As you can see the total of the unused amounts for this financial year and the previous 5 years is $97,500. This is the maximum amount that could be contributed concessionally (pre-tax) this year.
| Financial year | Contributions | Contribution Cap | Remaining |
|---|---|---|---|
| 23-24 | $10,000 | $27,500 | $17,500 |
| 22-23 | $10,000 | $27,500 | $17,500 |
| 21-22 | $10,000 | $27,500 | $17,500 |
| 20-21 | $10,000 | $25,000 | $15,000 |
| 19-20 | $10,000 | $25,000 | $15,000 |
| 18-19 | $10,000 | $25,000 | $15,000 |
| Total | $60,000 | $157,500 | $97,500 |
Who Can Benefit from Carry Forward Contributions
Anyone can benefit from carry forward contributions provided they meet the eligibility requirements.
If you’re eligible, carry forward contributions are a great way to grow your wealth and reduce your income tax. There are circumstances where carry forward contributions can be particularly beneficial. Here are a few scenarios:
Individuals Approaching Retirement
As retirement approaches, people often want to boost their super as much as possible as super will be providing their income in retirement. Carry forward contributions allows them to do this. Afterall the main downside for contributing extra to super is that it’s locked away until retirement. As retirement approaches this ceases to be a major factor.
Self-Employed
Self-employed individuals often have irregular income streams. Some years business is booming and in others all available funds may be needed. Carry forward contributions allow business owners to make large contributions in the boom years to make up for years of no contributions.
Seasonal Workers
Individuals whose income varies significantly from year to
year, such as seasonal workers, can make use of carry forward contributions
during years of higher income to offset years of lower income.
People With a Realised Capital Gain
If someone sells a property, shares or other investment asset that has had a large capital gain, half that capital gain (provided they have held it for more than 12 months) is added to their taxable income for that financial year. By utilising carry forward contributions that individual can reduce their income back down by contributing the proceeds up to the carry forward caps into their super.
Eligibility for Carry Forward Contributions
You must be under the age of 75. Your contribution must be received by your super fund no later than 28 days after the end of the month you turn 75.
You must have a total super balance of less than $500,000 at 30 June of the previous financial year.

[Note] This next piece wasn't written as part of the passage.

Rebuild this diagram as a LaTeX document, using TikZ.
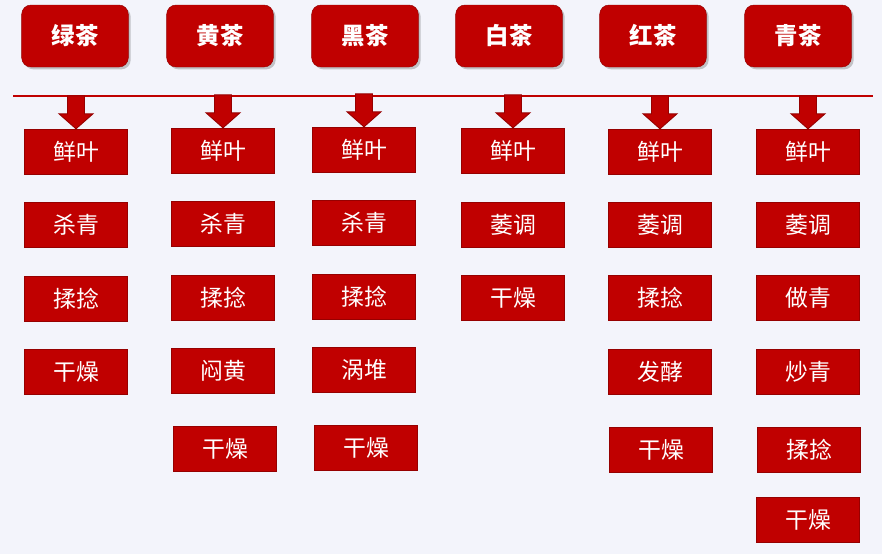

Unused concessional cap amounts can only be carried forward for five years. For example: The 2023/24 financial year is the last year to use any unused concessional contributions cap from the 2018/19 financial year.
Contributions must be made in the financial year you are wanting to claim the deduction in.
How to Make Carry Forward Contributions
To utilise carry forward contributions you just have to make concessional contributions above your current years concessional contribution cap. You can do this via salary sacrifice or by making a non-concessional contribution via Bpay or EFT and then submitting a Notice of intent to claim or vary a deduction for personal super contributions to your fund which will turn your non-concessional contribution into a concessional contribution.
You don’t need to notify anyone or request contributions to be carry forward, it will automatically happen if you’re eligible.
The easiest way to check how much you can carry forward is by logging onto MyGov and navigating to the super menu under the ATO section where a running total is provided.
Tax Implications
Remember that although Carry forward contributions reduce your income tax you still have to pay super contributions tax. This is typically 15% of contributions. However, if your combined income and concessional contributions is $250,000 or more an additional 15% tax is applied called Division 293 tax.
If your contributions exceed the amount you’re eligible to carry forward then the excess contributions are taxed at the top tax rate.
If tax reduction is a primary motivator it’s important to first, find out how much you can carry forward, then calculate what your income tax reduction will be and what your contributions tax will be to see your total tax savings so you can make an informed decision. You may find that it’s better to spread carry forward contributions over multiple years or if your income is low for this financial year it’s better to wait for another year when you expect your income to be higher.